Arguidos e o resto
Aquilo que provavelmente falta dizer com meridiana clareza: é muito fácil ser arguido em Portugal, suspeito de um crime e teoricamente sob investigação do Ministério Público; e é igualmente muito duro que tantas pessoas no exercício de cargos públicos, no Governo e fora dele, estejam efetivamente sob investigação pela eventual prática de crimes.
Detalhando, então.
Para se entrar no estatuto de arguido, em processo penal, no limite, basta ter havido uma denúncia de factos, reais ou falseados, que possam constituir um crime, e haver uma diligência investigatória diretamente do Ministério Público ou de um órgão de investigação criminal, procurando averiguar da realidade desse alegado facto. A constituição de arguido depende, pois, de uma opinião, de um parecer, de uma intuição de uma pessoa em concreto - ou, como sucede diversas vezes, até de pedido do próprio investigado, uma vez que, sendo arguido, passa a deter um conjunto de direitos processuais de defesa, e de defesa mesmo contra uma mentira, que tornam a sua capacidade de ação nesse processo mais efetiva.

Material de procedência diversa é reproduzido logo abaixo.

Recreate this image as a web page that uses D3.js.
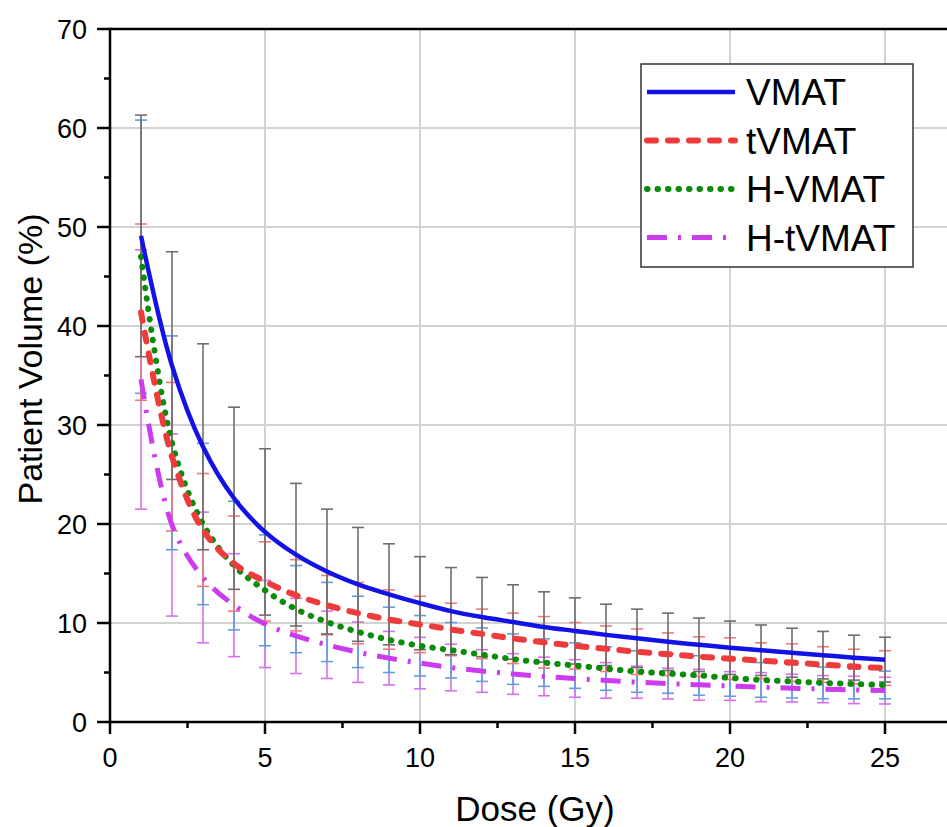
<!DOCTYPE html>
<html>
<head>
<meta charset="utf-8">
<script src="https://cdn.jsdelivr.net/npm/d3@7/dist/d3.min.js"></script>
<style>
  html, body { margin: 0; padding: 0; background: #fff; }
  svg { display: block; font-family: 'Liberation Sans', Arial, sans-serif; }
</style>
</head>
<body>
<svg id="chart" width="947" height="827"></svg>
<script>
  /* ---- Data ---- */
  const dose = [1,2,3,4,5,6,7,8,9,10,11,12,13,14,15,16,17,18,19,20,21,22,23,24,25];

  const vmat     = [49.1,36.0,27.8,22.6,19.2,16.9,15.2,13.9,12.9,12.0,11.2,10.6,10.1,9.6,9.2,8.8,8.45,8.1,7.8,7.5,7.25,7.0,6.75,6.5,6.3];
  const vmatSd   = [12.2,11.5,10.4,9.2,8.4,7.2,6.3,5.75,5.1,4.7,4.4,4.0,3.76,3.55,3.34,3.1,2.95,2.9,2.7,2.7,2.55,2.47,2.4,2.27,2.26];

  const tvmat    = [41.4,26.8,19.4,16.0,14.2,12.8,11.8,11.0,10.35,9.85,9.35,8.9,8.45,8.05,7.7,7.4,7.1,6.85,6.6,6.4,6.2,6.0,5.8,5.6,5.45];
  const tvmatSd  = [8.9,7.5,5.7,4.8,4.0,3.6,3.0,3.1,3.0,2.85,2.65,2.5,2.55,2.6,2.35,2.3,2.3,2.15,2.0,2.1,1.8,1.9,1.8,1.75,1.75];

  const hvmat    = [47.0,28.2,20.0,15.8,13.3,11.4,10.1,9.1,8.3,7.7,7.25,6.8,6.35,6.0,5.7,5.4,5.1,4.9,4.7,4.45,4.25,4.1,3.95,3.84,3.74];
  const hvmatSd  = [13.8,10.8,8.15,6.5,5.6,4.4,4.0,3.6,3.3,3.05,2.8,2.7,2.55,2.4,2.3,2.2,2.1,2.0,2.0,1.85,1.75,1.67,1.6,1.5,1.4];

  const htvmat   = [34.6,19.9,14.6,11.8,9.9,8.7,7.8,7.05,6.45,5.95,5.5,5.15,4.85,4.6,4.4,4.2,4.02,3.88,3.76,3.64,3.52,3.42,3.32,3.24,3.17];
  const htvmatSd = [13.1,9.2,6.6,5.2,4.4,3.8,3.4,3.05,2.7,2.6,2.35,2.15,2.05,1.95,1.9,1.8,1.62,1.55,1.56,1.45,1.47,1.4,1.37,1.38,1.35];

  const seriesNames = ['VMAT', 'tVMAT', 'H-VMAT', 'H-tVMAT'];
  const xTicks = [0, 5, 10, 15, 20, 25];
  const yTicks = [0, 10, 20, 30, 40, 50, 60, 70];

  /* ---- Styles per series ---- */
  const series = [
    { name: seriesNames[0], mean: vmat,   sd: vmatSd,   color: '#1212e6', err: '#6e6e6e', width: 4.5, dash: null,          cap: 'butt'  },
    { name: seriesNames[1], mean: tvmat,  sd: tvmatSd,  color: '#ee3b3b', err: '#f07a7a', width: 6,   dash: '9 12',        cap: 'round' },
    { name: seriesNames[2], mean: hvmat,  sd: hvmatSd,  color: '#0a8c0a', err: '#5f9fdc', width: 6,   dash: '0.5 10',      cap: 'round' },
    { name: seriesNames[3], mean: htvmat, sd: htvmatSd, color: '#cc3cee', err: '#d670ee', width: 5,   dash: '20 11 3 11',  cap: 'butt'  }
  ];

  const svg = d3.select('#chart');
  const M = { left: 110, top: 29, bottom: 722, right: 947 };

  const x = d3.scaleLinear().domain([0, 27.0]).range([M.left, M.right]);
  const y = d3.scaleLinear().domain([0, 70]).range([M.bottom, M.top]);

  /* ---- Grid ---- */
  const grid = svg.append('g');
  grid.selectAll('.vg').data(xTicks.filter(d => d > 0)).join('line')
    .attr('x1', d => x(d)).attr('x2', d => x(d))
    .attr('y1', M.top).attr('y2', M.bottom)
    .attr('stroke', '#d2d2d2').attr('stroke-width', 2);
  grid.selectAll('.hg').data(yTicks.filter(d => d > 0 && d < 70)).join('line')
    .attr('x1', M.left).attr('x2', M.right)
    .attr('y1', d => y(d)).attr('y2', d => y(d))
    .attr('stroke', '#d2d2d2').attr('stroke-width', 2);

  /* ---- Error bars (behind the curves) ---- */
  const capW = 6;
  series.slice().reverse().forEach(s => {
    const g = svg.append('g')
      .attr('stroke', s.err).attr('stroke-width', 1.6).attr('fill', 'none');
    dose.forEach((d, i) => {
      const hi = y(s.mean[i] + s.sd[i]);
      const lo = y(s.mean[i] - s.sd[i]);
      const cx = x(d);
      g.append('line').attr('x1', cx).attr('x2', cx).attr('y1', hi).attr('y2', lo);
      g.append('line').attr('x1', cx - capW).attr('x2', cx + capW).attr('y1', hi).attr('y2', hi);
      g.append('line').attr('x1', cx - capW).attr('x2', cx + capW).attr('y1', lo).attr('y2', lo);
    });
  });

  /* ---- Curves ---- */
  const line = d3.line().curve(d3.curveCatmullRom.alpha(0.5));
  series.slice().reverse().forEach(s => {
    svg.append('path')
      .attr('d', line(dose.map((d, i) => [x(d), y(s.mean[i])])))
      .attr('fill', 'none')
      .attr('stroke', s.color)
      .attr('stroke-width', s.width)
      .attr('stroke-linecap', s.cap)
      .attr('stroke-dasharray', s.dash);
  });

  /* ---- Axes ---- */
  const axisG = svg.append('g').attr('stroke', '#000').attr('stroke-width', 2.5);
  axisG.append('line').attr('x1', M.left).attr('x2', M.right).attr('y1', M.bottom).attr('y2', M.bottom);
  axisG.append('line').attr('x1', M.left).attr('x2', M.left).attr('y1', M.top - 1.2).attr('y2', M.bottom + 1.2);
  axisG.append('line').attr('x1', M.left).attr('x2', M.right).attr('y1', M.top).attr('y2', M.top);

  // x ticks (major + minor)
  axisG.selectAll('.xt').data(d3.range(0, 27, 2.5)).join('line')
    .attr('x1', d => x(d)).attr('x2', d => x(d))
    .attr('y1', M.bottom).attr('y2', d => M.bottom + (d % 5 === 0 ? 12 : 6));
  // y ticks (major + minor)
  axisG.selectAll('.yt').data(d3.range(0, 71, 5)).join('line')
    .attr('y1', d => y(d)).attr('y2', d => y(d))
    .attr('x1', M.left).attr('x2', d => M.left - (d % 10 === 0 ? 13 : 6));

  svg.selectAll('.xl').data(xTicks).join('text')
    .attr('x', d => x(d)).attr('y', 767)
    .attr('text-anchor', 'middle').attr('font-size', 27).attr('fill', '#000')
    .text(d => d);
  svg.selectAll('.yl').data(yTicks).join('text')
    .attr('x', 87).attr('y', d => y(d) + 9.5)
    .attr('text-anchor', 'end').attr('font-size', 27).attr('fill', '#000')
    .text(d => d);

  svg.append('text')
    .attr('x', 535).attr('y', 821)
    .attr('text-anchor', 'middle').attr('font-size', 35).attr('fill', '#000')
    .text('Dose (Gy)');
  svg.append('text')
    .attr('transform', 'translate(42,359) rotate(-90)')
    .attr('text-anchor', 'middle').attr('font-size', 34).attr('fill', '#000')
    .text('Patient Volume (%)');

  /* ---- Legend ---- */
  const lg = svg.append('g');
  lg.append('rect')
    .attr('x', 641).attr('y', 64).attr('width', 272).attr('height', 203)
    .attr('fill', '#fff').attr('stroke', '#333').attr('stroke-width', 1.5);
  series.forEach((s, i) => {
    const ly = 92 + i * 48.5;
    lg.append('line')
      .attr('x1', 647).attr('x2', 735).attr('y1', ly).attr('y2', ly)
      .attr('stroke', s.color).attr('stroke-width', s.width)
      .attr('stroke-linecap', s.cap).attr('stroke-dasharray', s.dash);
    lg.append('text')
      .attr('x', 746).attr('y', ly + 13)
      .attr('font-size', 37).attr('fill', '#000')
      .text(s.name);
  });
</script>
</body>
</html>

Como um antigo procurador-geral da República comentava, já há alguns anos, as denúncias contra políticos chovem no Ministério Público - e, quase todas, são infundadas e resultam de más intenções tornadas processualmente ativas. Algumas não o serão, naturalmente. Mas retirar da constituição como arguido a prova de uma culpa absoluta por qualquer atividade criminosa é um abuso. E um abuso até estatisticamente comprovado: apenas 13% dos inquéritos por crimes iniciados pelo Ministério Público, onde haverá a constituição de arguidos (dados oficiais de 2021 da Direção-Geral da Política de Justiça), resultam numa acusação. E, mesmo após acusação, daqueles que são julgados, 33% dos arguidos acusados são considerados inocentes, ou seja, 21 mil pessoas em 65 mil naquele ano. Um terço dos acusados são inocentados em julgamento. E, na fase anterior, a da investigação criminal, apenas 13% dos processos, permitindo então a abertura de instrução ou a existência de um julgamento, seguem para essas fases.
Portanto, podemos de algum modo dizer que 87% dos arguidos, que até o Ministério Público considera cujas condutas nem sequer merecem acusação penal, devem ver reconhecida, já agora, alguma justiça no seu estatuto processual, desde logo porque podem ser arguidos durante muitos anos, sem nunca aliás saber exatamente do que são acusados ou por quem. E só este facto, da nossa realidade, numérico, deveria refrear a comoção coletiva, incitada por diversa comunicação social e pela facilidade do insulto como direito, quando se fala de uma constituição como arguido como anátema social inultrapassável.
Coisa diferente é o facto de demasiados governantes, autarcas e titulares de cargos públicos parecerem estar sob investigação. Isso resulta de quê? Do facto de sermos uma sociedade estruturalmente corrupta? De só elegermos e escolhermos pessoas de duvidosa idoneidade? De haver uma identidade absoluta e indissociável entre poder e crime? De quem exerce algum tipo de poder atrair sobre si calúnias e denúncias especialmente motivadas pela inveja ou pelo ressentimento? De o Ministério Público e as polícias gozarem hoje de uma autonomia e de meios que no passado escasseavam? Na verdade, não sabemos.
O que sabemos, como escreveu Rui Nunes, é que ao microscópio somos provavelmente todos terríveis. E sabemos também que, como em qualquer instituição humana, o Ministério Público, as polícias, os governantes, os autarcas e os dirigentes de serviços públicos, são todos potencialmente corruptíveis, como qualquer outro mortal. O que se pode fazer quanto a isso? Criar mecanismos de transparência, dar condições financeiras adequadas aos cargos, mas também esvaziar o peso da denúncia infundada e do comentário improcedente, especialmente na comunicação social. E, já agora, pôr também na prisão o criminoso condenado. Até porque a banalização de um alegado crime em funções públicas traz necessariamente a hesitação dos melhores e o cansaço dos sofríveis. E isso, sim, menoriza efetivamente qualquer serviço prestado à comunidade, essa mesma comunidade que se regozija de forma autofágica nos autos-de-fé diários à hora do jantar, mas pouco tem de diferente para oferecer.